== Data extract ==

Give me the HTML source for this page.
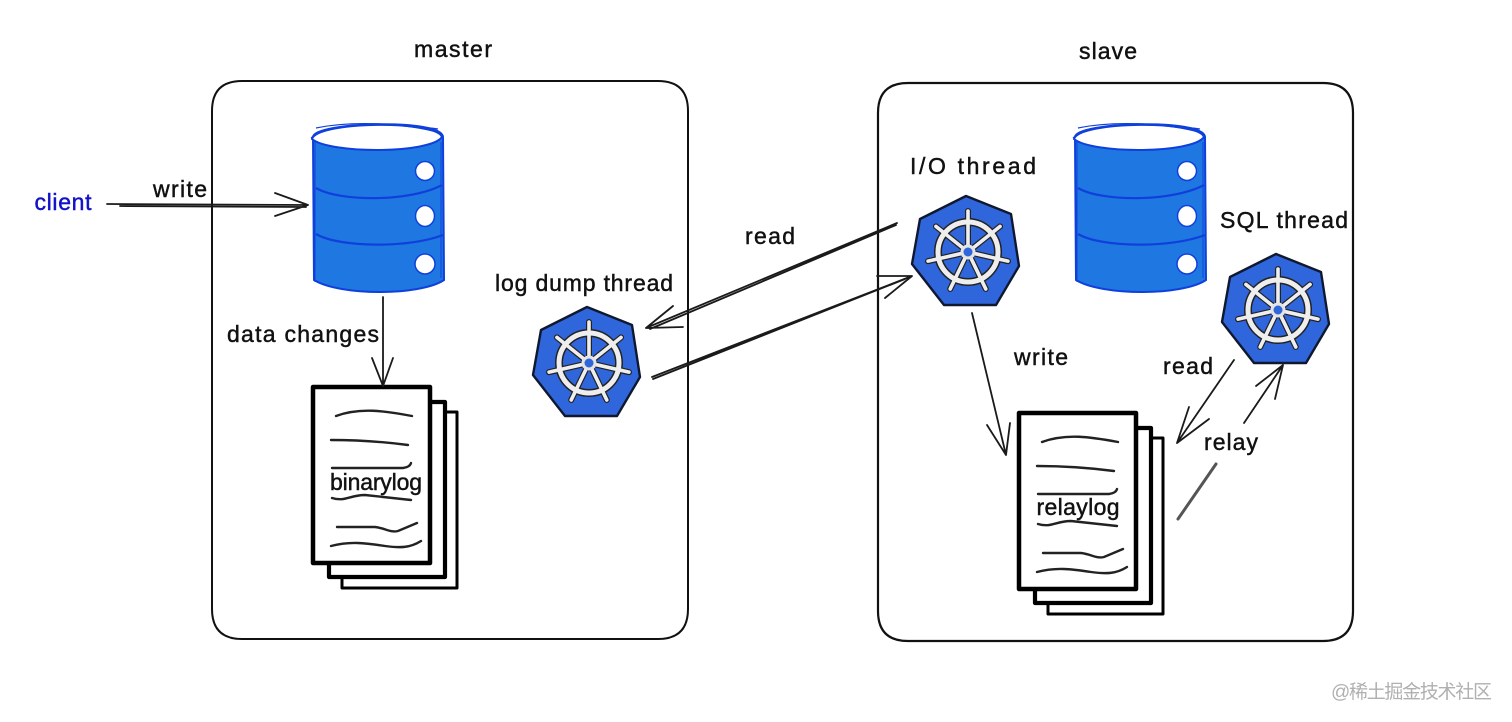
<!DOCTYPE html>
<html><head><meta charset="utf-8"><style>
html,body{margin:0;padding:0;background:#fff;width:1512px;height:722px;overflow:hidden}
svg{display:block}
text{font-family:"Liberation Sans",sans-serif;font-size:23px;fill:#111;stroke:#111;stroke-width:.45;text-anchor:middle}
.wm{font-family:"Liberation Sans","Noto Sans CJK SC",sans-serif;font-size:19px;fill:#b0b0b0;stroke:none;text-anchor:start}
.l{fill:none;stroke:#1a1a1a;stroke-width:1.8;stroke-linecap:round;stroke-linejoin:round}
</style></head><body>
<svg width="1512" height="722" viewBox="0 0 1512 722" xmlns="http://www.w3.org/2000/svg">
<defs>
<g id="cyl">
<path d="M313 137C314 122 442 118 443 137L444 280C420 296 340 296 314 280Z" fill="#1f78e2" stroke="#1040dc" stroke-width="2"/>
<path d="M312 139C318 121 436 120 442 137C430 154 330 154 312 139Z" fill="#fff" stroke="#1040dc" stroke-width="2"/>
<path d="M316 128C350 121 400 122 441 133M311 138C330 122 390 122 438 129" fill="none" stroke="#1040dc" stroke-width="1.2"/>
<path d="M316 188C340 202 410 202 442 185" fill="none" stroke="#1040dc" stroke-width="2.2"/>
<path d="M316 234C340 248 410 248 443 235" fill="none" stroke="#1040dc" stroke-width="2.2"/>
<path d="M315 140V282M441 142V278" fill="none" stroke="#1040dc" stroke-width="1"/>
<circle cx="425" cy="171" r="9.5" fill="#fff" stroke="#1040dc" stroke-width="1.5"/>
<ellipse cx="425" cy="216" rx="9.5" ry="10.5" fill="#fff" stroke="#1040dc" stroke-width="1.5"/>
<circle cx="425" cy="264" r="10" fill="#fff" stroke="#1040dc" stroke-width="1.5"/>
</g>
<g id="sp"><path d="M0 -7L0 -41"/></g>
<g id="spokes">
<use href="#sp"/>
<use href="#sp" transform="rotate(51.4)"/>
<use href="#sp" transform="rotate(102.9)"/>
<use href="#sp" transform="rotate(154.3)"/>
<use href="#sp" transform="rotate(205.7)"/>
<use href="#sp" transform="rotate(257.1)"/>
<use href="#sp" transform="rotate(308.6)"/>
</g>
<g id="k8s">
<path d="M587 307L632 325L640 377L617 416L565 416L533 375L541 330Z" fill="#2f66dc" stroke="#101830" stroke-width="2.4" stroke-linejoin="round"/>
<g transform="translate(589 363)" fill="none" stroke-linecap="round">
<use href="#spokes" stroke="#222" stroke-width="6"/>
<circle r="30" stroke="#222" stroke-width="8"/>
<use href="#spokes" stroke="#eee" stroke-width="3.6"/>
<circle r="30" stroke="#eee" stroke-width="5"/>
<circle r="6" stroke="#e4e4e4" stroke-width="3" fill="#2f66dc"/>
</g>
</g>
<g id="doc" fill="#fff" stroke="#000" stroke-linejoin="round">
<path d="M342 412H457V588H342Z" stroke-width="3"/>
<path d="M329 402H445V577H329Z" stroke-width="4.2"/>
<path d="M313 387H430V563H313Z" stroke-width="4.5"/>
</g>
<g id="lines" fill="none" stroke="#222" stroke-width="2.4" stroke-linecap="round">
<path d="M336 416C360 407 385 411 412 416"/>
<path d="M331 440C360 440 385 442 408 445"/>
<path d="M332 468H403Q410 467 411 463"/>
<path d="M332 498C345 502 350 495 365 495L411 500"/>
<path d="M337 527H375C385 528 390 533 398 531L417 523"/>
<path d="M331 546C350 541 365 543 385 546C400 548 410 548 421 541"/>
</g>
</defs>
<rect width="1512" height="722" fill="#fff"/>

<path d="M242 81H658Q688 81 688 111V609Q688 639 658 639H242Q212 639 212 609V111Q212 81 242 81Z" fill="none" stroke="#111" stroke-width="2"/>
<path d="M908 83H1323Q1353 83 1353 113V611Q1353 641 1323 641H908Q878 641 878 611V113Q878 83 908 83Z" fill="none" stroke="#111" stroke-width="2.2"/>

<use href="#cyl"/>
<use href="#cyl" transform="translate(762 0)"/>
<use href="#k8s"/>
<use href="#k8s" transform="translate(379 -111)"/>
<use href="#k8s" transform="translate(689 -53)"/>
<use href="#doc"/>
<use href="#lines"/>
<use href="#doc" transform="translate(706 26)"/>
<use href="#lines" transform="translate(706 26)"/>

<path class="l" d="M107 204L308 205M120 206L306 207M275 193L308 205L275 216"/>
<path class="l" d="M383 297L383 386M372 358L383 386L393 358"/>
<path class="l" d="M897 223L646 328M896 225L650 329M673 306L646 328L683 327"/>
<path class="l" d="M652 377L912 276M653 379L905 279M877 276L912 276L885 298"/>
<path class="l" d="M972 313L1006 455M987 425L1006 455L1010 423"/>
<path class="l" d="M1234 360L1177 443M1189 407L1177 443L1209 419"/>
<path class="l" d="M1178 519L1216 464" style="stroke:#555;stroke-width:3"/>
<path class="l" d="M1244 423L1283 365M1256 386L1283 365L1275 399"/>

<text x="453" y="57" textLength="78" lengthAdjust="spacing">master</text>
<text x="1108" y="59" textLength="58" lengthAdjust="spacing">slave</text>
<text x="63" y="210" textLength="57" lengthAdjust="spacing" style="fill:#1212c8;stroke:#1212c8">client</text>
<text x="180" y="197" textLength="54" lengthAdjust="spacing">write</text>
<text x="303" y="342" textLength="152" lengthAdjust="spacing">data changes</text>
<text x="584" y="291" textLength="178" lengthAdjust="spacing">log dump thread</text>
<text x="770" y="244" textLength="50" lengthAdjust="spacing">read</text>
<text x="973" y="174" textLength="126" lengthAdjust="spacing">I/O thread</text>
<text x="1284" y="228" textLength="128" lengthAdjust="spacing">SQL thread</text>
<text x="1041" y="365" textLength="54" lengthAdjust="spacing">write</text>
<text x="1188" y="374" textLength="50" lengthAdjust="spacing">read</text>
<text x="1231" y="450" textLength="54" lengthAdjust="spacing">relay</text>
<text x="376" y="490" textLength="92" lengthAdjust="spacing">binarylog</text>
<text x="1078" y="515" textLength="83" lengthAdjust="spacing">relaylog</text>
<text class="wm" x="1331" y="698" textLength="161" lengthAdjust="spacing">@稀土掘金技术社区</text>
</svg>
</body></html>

===

Task details:
Reproduce the data word for word, excluding its pictures.

Complete answer:
Give me the HTML source for this page.
<!DOCTYPE html>
<html><head><meta charset="utf-8"><style>
html,body{margin:0;padding:0;background:#fff;width:1512px;height:722px;overflow:hidden}
svg{display:block}
text{font-family:"Liberation Sans",sans-serif;font-size:23px;fill:#111;stroke:#111;stroke-width:.45;text-anchor:middle}
.wm{font-family:"Liberation Sans","Noto Sans CJK SC",sans-serif;font-size:19px;fill:#b0b0b0;stroke:none;text-anchor:start}
.l{fill:none;stroke:#1a1a1a;stroke-width:1.8;stroke-linecap:round;stroke-linejoin:round}
</style></head><body>
<svg width="1512" height="722" viewBox="0 0 1512 722" xmlns="http://www.w3.org/2000/svg">
<defs>
<g id="cyl">
<path d="M313 137C314 122 442 118 443 137L444 280C420 296 340 296 314 280Z" fill="#1f78e2" stroke="#1040dc" stroke-width="2"/>
<path d="M312 139C318 121 436 120 442 137C430 154 330 154 312 139Z" fill="#fff" stroke="#1040dc" stroke-width="2"/>
<path d="M316 128C350 121 400 122 441 133M311 138C330 122 390 122 438 129" fill="none" stroke="#1040dc" stroke-width="1.2"/>
<path d="M316 188C340 202 410 202 442 185" fill="none" stroke="#1040dc" stroke-width="2.2"/>
<path d="M316 234C340 248 410 248 443 235" fill="none" stroke="#1040dc" stroke-width="2.2"/>
<path d="M315 140V282M441 142V278" fill="none" stroke="#1040dc" stroke-width="1"/>
<circle cx="425" cy="171" r="9.5" fill="#fff" stroke="#1040dc" stroke-width="1.5"/>
<ellipse cx="425" cy="216" rx="9.5" ry="10.5" fill="#fff" stroke="#1040dc" stroke-width="1.5"/>
<circle cx="425" cy="264" r="10" fill="#fff" stroke="#1040dc" stroke-width="1.5"/>
</g>
<g id="sp"><path d="M0 -7L0 -41"/></g>
<g id="spokes">
<use href="#sp"/>
<use href="#sp" transform="rotate(51.4)"/>
<use href="#sp" transform="rotate(102.9)"/>
<use href="#sp" transform="rotate(154.3)"/>
<use href="#sp" transform="rotate(205.7)"/>
<use href="#sp" transform="rotate(257.1)"/>
<use href="#sp" transform="rotate(308.6)"/>
</g>
<g id="k8s">
<path d="M587 307L632 325L640 377L617 416L565 416L533 375L541 330Z" fill="#2f66dc" stroke="#101830" stroke-width="2.4" stroke-linejoin="round"/>
<g transform="translate(589 363)" fill="none" stroke-linecap="round">
<use href="#spokes" stroke="#222" stroke-width="6"/>
<circle r="30" stroke="#222" stroke-width="8"/>
<use href="#spokes" stroke="#eee" stroke-width="3.6"/>
<circle r="30" stroke="#eee" stroke-width="5"/>
<circle r="6" stroke="#e4e4e4" stroke-width="3" fill="#2f66dc"/>
</g>
</g>
<g id="doc" fill="#fff" stroke="#000" stroke-linejoin="round">
<path d="M342 412H457V588H342Z" stroke-width="3"/>
<path d="M329 402H445V577H329Z" stroke-width="4.2"/>
<path d="M313 387H430V563H313Z" stroke-width="4.5"/>
</g>
<g id="lines" fill="none" stroke="#222" stroke-width="2.4" stroke-linecap="round">
<path d="M336 416C360 407 385 411 412 416"/>
<path d="M331 440C360 440 385 442 408 445"/>
<path d="M332 468H403Q410 467 411 463"/>
<path d="M332 498C345 502 350 495 365 495L411 500"/>
<path d="M337 527H375C385 528 390 533 398 531L417 523"/>
<path d="M331 546C350 541 365 543 385 546C400 548 410 548 421 541"/>
</g>
</defs>
<rect width="1512" height="722" fill="#fff"/>

<path d="M242 81H658Q688 81 688 111V609Q688 639 658 639H242Q212 639 212 609V111Q212 81 242 81Z" fill="none" stroke="#111" stroke-width="2"/>
<path d="M908 83H1323Q1353 83 1353 113V611Q1353 641 1323 641H908Q878 641 878 611V113Q878 83 908 83Z" fill="none" stroke="#111" stroke-width="2.2"/>

<use href="#cyl"/>
<use href="#cyl" transform="translate(762 0)"/>
<use href="#k8s"/>
<use href="#k8s" transform="translate(379 -111)"/>
<use href="#k8s" transform="translate(689 -53)"/>
<use href="#doc"/>
<use href="#lines"/>
<use href="#doc" transform="translate(706 26)"/>
<use href="#lines" transform="translate(706 26)"/>

<path class="l" d="M107 204L308 205M120 206L306 207M275 193L308 205L275 216"/>
<path class="l" d="M383 297L383 386M372 358L383 386L393 358"/>
<path class="l" d="M897 223L646 328M896 225L650 329M673 306L646 328L683 327"/>
<path class="l" d="M652 377L912 276M653 379L905 279M877 276L912 276L885 298"/>
<path class="l" d="M972 313L1006 455M987 425L1006 455L1010 423"/>
<path class="l" d="M1234 360L1177 443M1189 407L1177 443L1209 419"/>
<path class="l" d="M1178 519L1216 464" style="stroke:#555;stroke-width:3"/>
<path class="l" d="M1244 423L1283 365M1256 386L1283 365L1275 399"/>

<text x="453" y="57" textLength="78" lengthAdjust="spacing">master</text>
<text x="1108" y="59" textLength="58" lengthAdjust="spacing">slave</text>
<text x="63" y="210" textLength="57" lengthAdjust="spacing" style="fill:#1212c8;stroke:#1212c8">client</text>
<text x="180" y="197" textLength="54" lengthAdjust="spacing">write</text>
<text x="303" y="342" textLength="152" lengthAdjust="spacing">data changes</text>
<text x="584" y="291" textLength="178" lengthAdjust="spacing">log dump thread</text>
<text x="770" y="244" textLength="50" lengthAdjust="spacing">read</text>
<text x="973" y="174" textLength="126" lengthAdjust="spacing">I/O thread</text>
<text x="1284" y="228" textLength="128" lengthAdjust="spacing">SQL thread</text>
<text x="1041" y="365" textLength="54" lengthAdjust="spacing">write</text>
<text x="1188" y="374" textLength="50" lengthAdjust="spacing">read</text>
<text x="1231" y="450" textLength="54" lengthAdjust="spacing">relay</text>
<text x="376" y="490" textLength="92" lengthAdjust="spacing">binarylog</text>
<text x="1078" y="515" textLength="83" lengthAdjust="spacing">relaylog</text>
<text class="wm" x="1331" y="698" textLength="161" lengthAdjust="spacing">@稀土掘金技术社区</text>
</svg>
</body></html>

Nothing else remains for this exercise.